# Scott Kalitta



## Kid Kahuna (Feb 1, 2005)

I was shocked to hear of the passing of Scott Kalitta, Our prayers are with Connie and his family. No one was faster! Always remembered!
Kid


----------



## swtour (Oct 8, 2001)

I saw the video - WOW, I don't think he survived the initial explosion....let alone the impact and 2nd explosion....

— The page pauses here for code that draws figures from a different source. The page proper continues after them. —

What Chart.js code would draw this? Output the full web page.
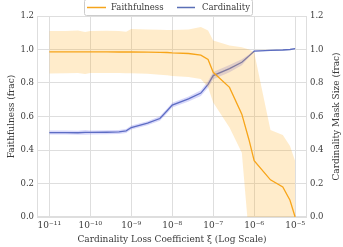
<!DOCTYPE html>
<html><head><meta charset="utf-8">
<script src="https://cdn.jsdelivr.net/npm/chart.js@4/dist/chart.umd.min.js"></script>
<style>html,body{margin:0;padding:0;background:#fff}#wrap{width:343px;height:247px}</style>
</head><body><div id="wrap"><canvas id="c" width="343" height="247"></canvas></div>
<script>
const xs = [1e-11,2.5e-11,5e-11,7.5e-11, 1e-10,2.5e-10,5e-10,7.5e-10, 1e-9,2.5e-9,5e-9,7.5e-9, 1e-8,2.5e-8,5e-8,7.5e-8, 1e-7,2.5e-7,5e-7,7.5e-7, 1e-6,2.5e-6,5e-6,7.5e-6, 1e-5];
const faith = [0.986,0.986,0.986,0.986, 0.986,0.986,0.985,0.985, 0.985,0.984,0.983,0.982, 0.980,0.976,0.966,0.940, 0.864,0.774,0.614,0.460, 0.336,0.222,0.180,0.100, 0.0];
const faithHi = [1.110,1.110,1.114,1.104, 1.110,1.112,1.110,1.106, 1.122,1.120,1.118,1.116, 1.116,1.120,1.134,1.114, 1.054,1.024,1.014,1.000, 0.984,0.520,0.490,0.424, 0.334];
const faithLo = [0.856,0.858,0.860,0.854, 0.860,0.860,0.860,0.858, 0.858,0.855,0.850,0.846, 0.842,0.836,0.824,0.774, 0.684,0.534,0.384,-0.120, -0.300,-0.400,-0.450,-0.450, -0.500];
const card = [0.504,0.504,0.503,0.505, 0.505,0.506,0.508,0.514, 0.534,0.560,0.588,0.634, 0.668,0.705,0.740,0.792, 0.844,0.886,0.924,0.962, 0.990,0.995,0.997,1.000, 1.005];
const cardHi = [0.516,0.516,0.515,0.519, 0.517,0.518,0.520,0.526, 0.546,0.572,0.601,0.648, 0.682,0.720,0.757,0.812, 0.866,0.908,0.942,0.970, 0.994,0.998,1.000,1.003, 1.008];
const cardLo = [0.492,0.492,0.491,0.491, 0.493,0.494,0.496,0.502, 0.522,0.548,0.575,0.620, 0.654,0.690,0.723,0.772, 0.822,0.864,0.906,0.954, 0.986,0.992,0.994,0.997, 1.002];
const xTickValues = [1e-11,1e-10,1e-9,1e-8,1e-7,1e-6,1e-5];
const yTickValues = [0,0.2,0.4,0.6,0.8,1.0,1.2];

const pts = arr => arr.map((v,i)=>({x:xs[i], y:v}));
const ORANGE = '#f5a41c', ORANGE_BAND = 'rgba(255,170,20,0.22)';
const BLUE = '#5a6fb6', BLUE_BAND = 'rgba(105,105,235,0.26)';
const FONT = 'DejaVu Serif';
const TEXT = '#3a3a3a';
const GRID = '#dedede';

const sup = {'-':'⁻','0':'⁰','1':'¹','2':'²','3':'³','4':'⁴','5':'⁵','6':'⁶','7':'⁷','8':'⁸','9':'⁹'};
function fmtExp(v){ const e = Math.round(Math.log10(v)); return '10' + String(e).split('').map(c=>sup[c]).join(''); }

const common = {pointRadius:0, pointHoverRadius:0, tension:0, borderWidth:0};
const overlay = {
  id:'overlay',
  beforeDatasetsDraw(chart){
    const {ctx, chartArea:a} = chart;
    ctx.save(); ctx.strokeStyle = GRID; ctx.lineWidth = 1;
    ctx.strokeRect(a.left+0.5, a.top+0.5, a.right-a.left-1, a.bottom-a.top-1);
    ctx.restore();
  },
  afterDraw(chart){
    const {ctx, chartArea:a} = chart;
    ctx.save();
    ctx.fillStyle = TEXT; ctx.font = '9px "' + FONT + '"';
    ctx.textAlign = 'center'; ctx.textBaseline = 'middle';
    ctx.fillText('Cardinality Loss Coefficient ξ (Log Scale)', (a.left+a.right)/2, 240);
    const cy = (a.top+a.bottom)/2;
    ctx.save(); ctx.translate(12, cy); ctx.rotate(-Math.PI/2); ctx.fillText('Faithfulness (frac)', 0, 0); ctx.restore();
    ctx.save(); ctx.translate(337, cy); ctx.rotate(-Math.PI/2); ctx.fillText('Cardinality Mask Size (frac)', 0, 0); ctx.restore();
    // legend
    const bx = 84, by = -1, bw = 168, bh = 16;
    ctx.fillStyle = 'rgba(255,255,255,0.85)'; ctx.strokeStyle = '#cccccc'; ctx.lineWidth = 1;
    ctx.beginPath();
    if (ctx.roundRect) ctx.roundRect(bx+0.5, by+0.5, bw, bh, 2); else ctx.rect(bx+0.5, by+0.5, bw, bh);
    ctx.fill(); ctx.stroke();
    ctx.lineWidth = 1.5;
    ctx.strokeStyle = ORANGE; ctx.beginPath(); ctx.moveTo(87,7.5); ctx.lineTo(106,7.5); ctx.stroke();
    ctx.strokeStyle = BLUE; ctx.beginPath(); ctx.moveTo(177,7.5); ctx.lineTo(195,7.5); ctx.stroke();
    ctx.font = '8.5px "' + FONT + '"';
    ctx.fillStyle = TEXT; ctx.textAlign = 'left'; ctx.textBaseline = 'middle';
    ctx.fillText('Faithfulness', 111, 7.5);
    ctx.fillText('Cardinality', 202, 7.5);
    ctx.restore();
  }
};

new Chart(document.getElementById('c'), {
  type:'line',
  data:{datasets:[
    {...common, data:pts(faithLo), borderColor:'transparent', fill:false, yAxisID:'y'},
    {...common, data:pts(faithHi), borderColor:'transparent', backgroundColor:ORANGE_BAND, fill:'-1', yAxisID:'y'},
    {...common, data:pts(faith), borderColor:ORANGE, borderWidth:1.3, fill:false, yAxisID:'y'},
    {...common, data:pts(cardLo), borderColor:'transparent', fill:false, yAxisID:'y2'},
    {...common, data:pts(cardHi), borderColor:'transparent', backgroundColor:BLUE_BAND, fill:'-1', yAxisID:'y2'},
    {...common, data:pts(card), borderColor:BLUE, borderWidth:1.3, fill:false, yAxisID:'y2'}
  ]},
  options:{
    responsive:false, animation:false, devicePixelRatio:1,
    layout:{padding:{top:16, left:0, right:0, bottom:0}},
    plugins:{legend:{display:false}, tooltip:{enabled:false}},
    scales:{
      x:{type:'logarithmic', min:5.0e-12, max:1.95e-5,
        afterBuildTicks(s){ s.ticks = xTickValues.map(v=>({value:v})); },
        afterFit(s){ s.height = 30; },
        grid:{color:GRID, drawTicks:false}, border:{display:false},
        ticks:{autoSkip:false, maxRotation:0, padding:3, color:TEXT, font:{family:FONT, size:9}, callback:v=>fmtExp(v)}},
      y:{type:'linear', position:'left', min:0, max:1.2,
        afterBuildTicks(s){ s.ticks = yTickValues.map(v=>({value:v})); },
        afterFit(s){ s.width = 37; },
        grid:{color:GRID, drawTicks:false}, border:{display:false},
        ticks:{padding:3, color:TEXT, font:{family:FONT, size:8.5}, callback:v=>v.toFixed(1)}},
      y2:{type:'linear', position:'right', min:0, max:1.2,
        afterBuildTicks(s){ s.ticks = yTickValues.map(v=>({value:v})); },
        afterFit(s){ s.width = 36; },
        grid:{display:false, drawTicks:false}, border:{display:false},
        ticks:{padding:3, color:TEXT, font:{family:FONT, size:8.5}, callback:v=>v.toFixed(1)}}
    }
  },
  plugins:[overlay]
});
</script></body></html>
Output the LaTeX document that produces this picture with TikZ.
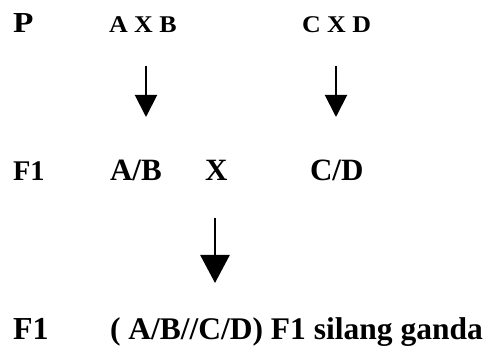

I read something about a photographer also getting killed...


----------



## AJS (Mar 21, 2002)

That was a terrible explosion, it took my breath away when I saw it.

Terrible loss.


----------



## superdave2 (Dec 30, 2006)

i just couldnt belive it i was stunned putting the wall at the end of the track was so stupid they need to make the whole track a mile long or maybe even longer but that wall at the end of the track was the stupidist thing that nhra did




RIP scott you were great​


----------



## Racin'Jason 8 (Nov 19, 2002)

superdave2 said:


> i just couldnt belive it i was stunned putting the wall at the end of the track was so stupid they need to make the whole track a mile long or maybe even longer but that wall at the end of the track was the stupidist thing that nhra did
> 
> 
> 
> ...


I agree...seeing the car burst into flames like that was unforeseeable and horrible - but for his car to be "absorbed" by the wall was completely avoidable. I'm not an NHRA fan, but don't most tracks have a type of sand pit after the shutdown area?


----------



## Dpreston (Nov 21, 2005)

Scott owned a Marina 10 minutes from my house. Nice guy, Sucks he had to go out like that. Now they are saying that the track they were racing at didn't have enough "run off"


----------



## rccarnut (Feb 10, 2003)

superdave2 said:


> i just couldnt belive it i was stunned putting the wall at the end of the track was so stupid they need to make the whole track a mile long or maybe even longer but that wall at the end of the track was the stupidist thing that nhra did
> 
> 
> 
> ...


I work with a guy that used to be Del Worsham's bottom end guy(funny car) among a few other big names, he still has a lot of ties to drag racing so he's "in" the loop of information....Scott was knocked out by the percussion of the engine exploding...he went out into glory in an instant and felt no pain. To NHRA's defense they didnt put the wall there the track owner did. that track has been running like that for a long time. And as far as the sandpit there is one but at 280mph and with no brakes being applied and no chutes to drag it down, the sand pit was just a speedbump for the car. My condolences to the Kalitta family and team and the whole Drag Racing family they have lost a good one...Also this weekend the Funny cars and top fuelers are only running 1,000ft!


Jim
ps i have seen pics that somebody took just after scott was removed from the car...it was very eerie to see the aftermath of a 280mph wreck that claimed somebodys life.


----------



## ovalrcr (Sep 9, 2007)

I was shocked when I found out about this...I will miss watching Scott race.


----------